I guess I am fairly good at talking when I am in the right mood, but I am very bad at approaching. Part of the experience of this trip has been figuring out how, then overcoming the butterflies and putting theory into practice. As I have mentioned, situational conversations—in line for food etc—is not that hard. The hard part is approaching a group of (or just one or two) people you do not know, and enjoying an interesting conversation so that they leave happy to have met you, and vice versa. This skill, once developed, can work wonders for networking, making friends, and generally enjoying life.

Sara Evans performing early in the show.

I am still figuring out the theory of it all, but that has not stopped me from putting it into practice just a little bit. I’ll write here about a couple of experiences over the past three days of the festival.

My second night at the concerts, I met a guy through are shared annoyance at not being able to stand where we wanted to. He was there with his family, and we spent the rest of the night talking, laughing, and enjoying ourselves. I took some pictures for his daughter, a great singer in her own right, and got along great with everyone. I found out later that night that his company built the stage. An interesting note: women were giving me more flirtatious glances that normal while I was talking rather than hanging out alone, I imagine that psychology would support that affiliation and gregariousness is attractive to women?

Speaking of women, I think I have mentioned that one of the things I was hoping to accomplish this summer was to figure out how not to treat an attractive woman any better than someone I did not find as attractive.

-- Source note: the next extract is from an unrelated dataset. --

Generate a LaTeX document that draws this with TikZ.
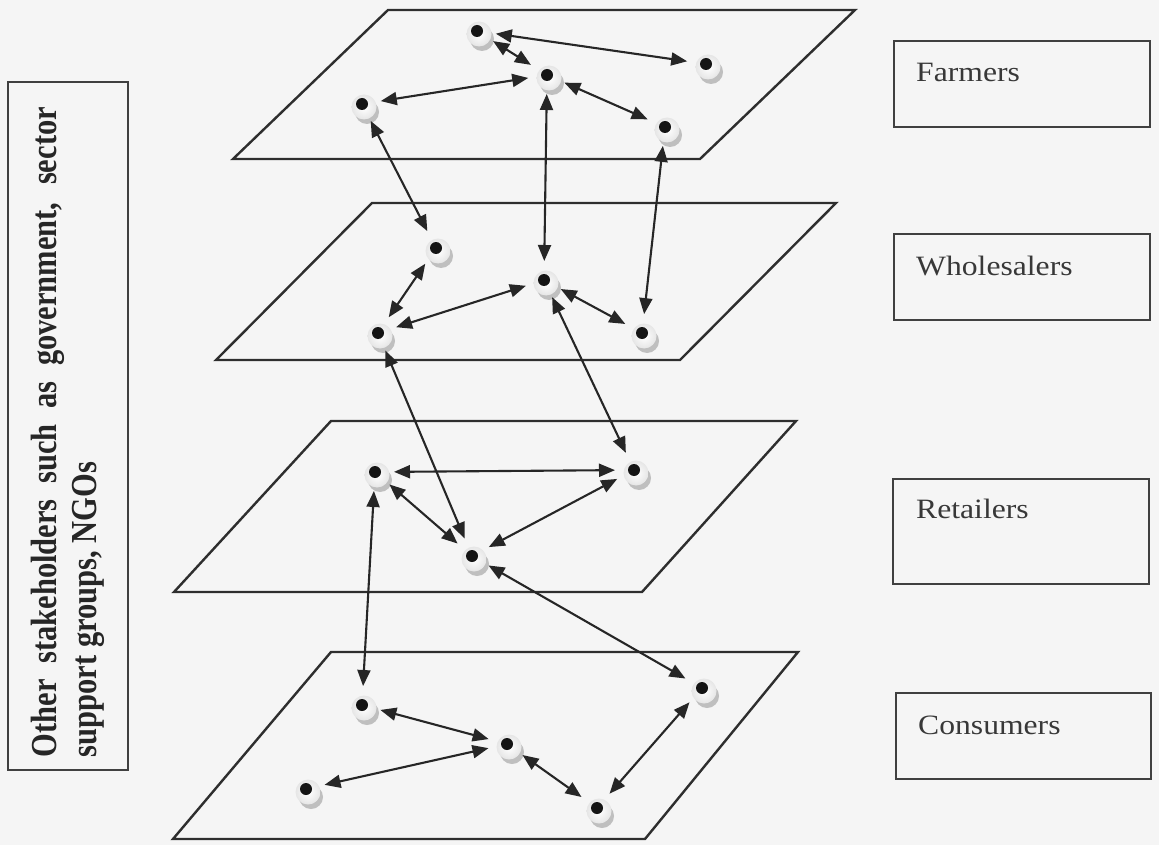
\documentclass[tikz,border=0pt]{standalone}
\usepackage{fontspec}
\setmainfont{Liberation Serif}
\usetikzlibrary{arrows.meta}
\tikzset{
  pt/.style={circle, minimum size=36pt, inner sep=0pt, outer sep=0pt},
  link/.style={{Triangle[length=16pt,width=13pt]}-{Triangle[length=16pt,width=13pt]}, line width=2.1pt, draw=black!85, shorten <=1pt, shorten >=1pt},
  plane/.style={draw=black!82, line width=2.4pt, line join=miter},
  lbox/.style={draw=black!75, line width=1.8pt},
  lbl/.style={anchor=base west, inner sep=0pt, text=black!78, font=\fontsize{28}{30}\selectfont}
}
\begin{document}
\begin{tikzpicture}[x=1pt,y=-1pt]
\useasboundingbox (0,0) rectangle (1159,845);
\fill[black!4] (0,0) rectangle (1159,845);

% planes
\draw[plane] (388,10) -- (855,10) -- (700,159) -- (233,159) -- cycle;
\draw[plane] (372,203) -- (836,203) -- (680,360) -- (216,360) -- cycle;
\draw[plane] (331,421) -- (796,421) -- (642,592) -- (174,592) -- cycle;
\draw[plane] (331,652) -- (798,652) -- (645,839) -- (173,839) -- cycle;

% nodes (pebbles)
\foreach \n/\x/\y in {F1/477/31, F2/706/64, F3/547/75, F4/362/104, F5/665/127,
                      W1/436/248, W2/544/280, W3/378/333, W4/642/333,
                      R1/375/472, R2/634/470, R3/472/556,
                      C1/702/688, C2/362/705, C3/507/744, C4/306/789, C5/597/808} {
  \fill[black!25] (\x+5,\y+8) circle[radius=12pt];
  \shade[inner color=white, outer color=black!10] (\x+2,\y+3) circle[radius=12.5pt];
  \fill[black!92] (\x,\y) circle[radius=6pt];
  \node[pt] (\n) at (\x,\y) {};
}

% links within Farmers plane
\draw[link] (F1) -- (F2);
\draw[link] (F1) -- (F3);
\draw[link] (F4) -- (F3);
\draw[link] (F3) -- (F5);
% Farmers - Wholesalers
\draw[link] (F4) -- (W1);
\draw[link] (F3) -- (W2);
\draw[link] (F5) -- (W4);
% Wholesalers plane
\draw[link] (W1) -- (W3);
\draw[link] (W3) -- (W2);
\draw[link] (W2) -- (W4);
% Wholesalers - Retailers
\draw[link] (W3) -- (R3);
\draw[link] (W2) -- (R2);
% Retailers plane
\draw[link] (R1) -- (R2);
\draw[link] (R1) -- (R3);
\draw[link] (R3) -- (R2);
% Retailers - Consumers
\draw[link] (R1) -- (C2);
\draw[link] (R3) -- (C1);
% Consumers plane
\draw[link] (C2) -- (C3);
\draw[link] (C3) -- (C4);
\draw[link] (C3) -- (C5);
\draw[link] (C1) -- (C5);

% right-hand label boxes
\draw[lbox] (894,41) rectangle (1150,127);
\node[lbl] (farmers) at (916,82) {\scalebox{1.13}[1]{Farmers}};
\draw[lbox] (894,234) rectangle (1150,320);
\node[lbl] (wholesalers) at (916,275) {\scalebox{1.13}[1]{Wholesalers}};
\draw[lbox] (893,479) rectangle (1149,584);
\node[lbl] (retailers) at (916,518) {\scalebox{1.13}[1]{Retailers}};
\draw[lbox] (896,693) rectangle (1151,779);
\node[lbl] (consumers) at (918,734) {\scalebox{1.13}[1]{Consumers}};

% left box
\draw[lbox] (8,82) rectangle (128,770);
\node[rotate=90, inner sep=0pt, text=black!85] (others) at (68,432)
  {\scalebox{1}[1.2]{\parbox{650pt}{\fontsize{30.5}{33.5}\selectfont\bfseries Other stakeholders such as government, sector\linebreak support groups, NGOs}}};
\end{tikzpicture}
\end{document}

I hate the idea of attraction holding a subconscious sway over the way I treat people, so I am trying to get rid of it. Since I was interviewing women to ask them about relationships at CMA Fest for the article I mentioned, I decided to up the stakes. I went to the third night of concerts, where the twenty-something women dress up and hang out in groups, introduced myself as a reporter and asked three questions:

Lady Antebellum, who's song "Need you now" is one of just three country songs that play regularly on stations in Westchester, NY.

Are you here with anyone?

If not, did you come hoping to find someone, or have you in the past few nights?

What are some qualities you look for in guys?

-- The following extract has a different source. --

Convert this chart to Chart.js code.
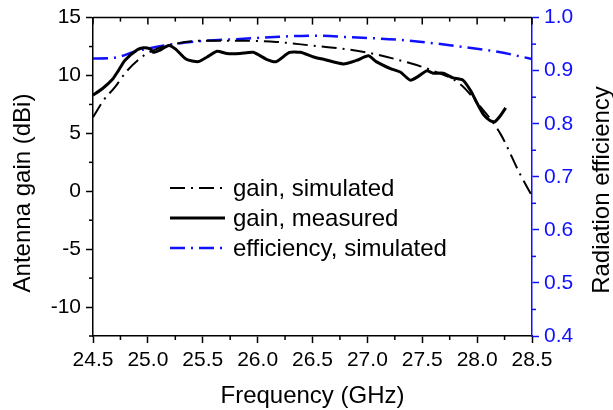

As if that wasn’t hard enough to do entirely alone, I would only go up to women I found attractive in hopes that by talking to enough of them and asking questions like that within moments of meeting them, I could kill the butterflies one gets when talking to someone he finds attractive. That way, I would not feel any different when talking to an attractive person as someone I didn’t find attractive. On a side note, I have a similar goal for celebrities, but more on that later.

Anyways, I approached ten groups of women between 2-5 people. It got a lot easier after the first two. I didn’t get slapped or ignored. In fact, all the ladies but one was extremely receptive. The one who was not so receptive, when asked about qualities she likes in a guy she looked at various things I was wearing and said “not (insert John’s silly hat).” Many of the conversations even continued well after the interview was over. It was not even all that awkward. At any rate, this example pleases me because it would have been very easy to just not have asked anybody anything once I got there, but I did anyway.

Dierks Bentley's party hard lyrics appeal to younger country fans.

My final example of a success I found was also during the third night of concerts. I ate dinner at the S’honeys where I have been parking my car so as not to pay $20 a day for parking. As I was leaving, a woman was arguing with the manager about a waitress who brought her the wrong order and then “angrily” snatched it back. My guess is “hurriedly” would be a better word, but that is beside the point. I’m standing there paying my check, and it pops into my head to say something. Normally I would have just kept it in my head, but this time I didn’t.

‘You know, I’ve been coming here for years and I just think I won’t come here anymore.” She said to the manager.

“Ma’am,” I adopted my most bashful southern accent. “It’s none of my business but, everybody has a bad day once in a while. The manager says that she is good most of the time, and most of the time you like this restaurant. Don’t let one not-so-great experience stop you from coming back.” She looked at me for a moment, as did the manager and the hostess, and the woman’s young daughter. I figure she’s thinking “Who is this redneck wanna-be wearing cowboy boots telling me what to do?” Instead, she laughs.

“Well, I suppose your right. It’s a pretty good place.” To which I commented on her daughter’s sippy cup provided by the restaurant.

Sugarland's unusual mix of country and reggae twang are even more impressive in person.

“Plus, they throw in those cool little sippy cups too.” The mother and daughter both laughed.

“Have a good evening.” I said at they walked out. I paid my bill and rolled my eyes at the hostess. “How was your Meal?” she asks with a smile. The manager flashes me a thank you glance, and I leave.

That is the man I want to be. If I can regularly defuse a situation and make everybody leave happy, then that is just where I want to be.

I have a lot of work to do still, but I will claim at least one small success from my list of goals so far. I had hoped to be able to get along with any type of person. Here at CMA Fest, I have been able to get along with guys and girls likely very similar to the ones from Simpsonville whom I failed to get along with just two weeks ago. I have made friends among Nashville born and raised southern boys, journalists from around the country, and families. This to me, is a good sign.

The 'other' Weiner Man claims business is good now that Weiner's are in the news again. Direct quote... He was also known to say: "Free beer", until he got someone's attention then "But not here!"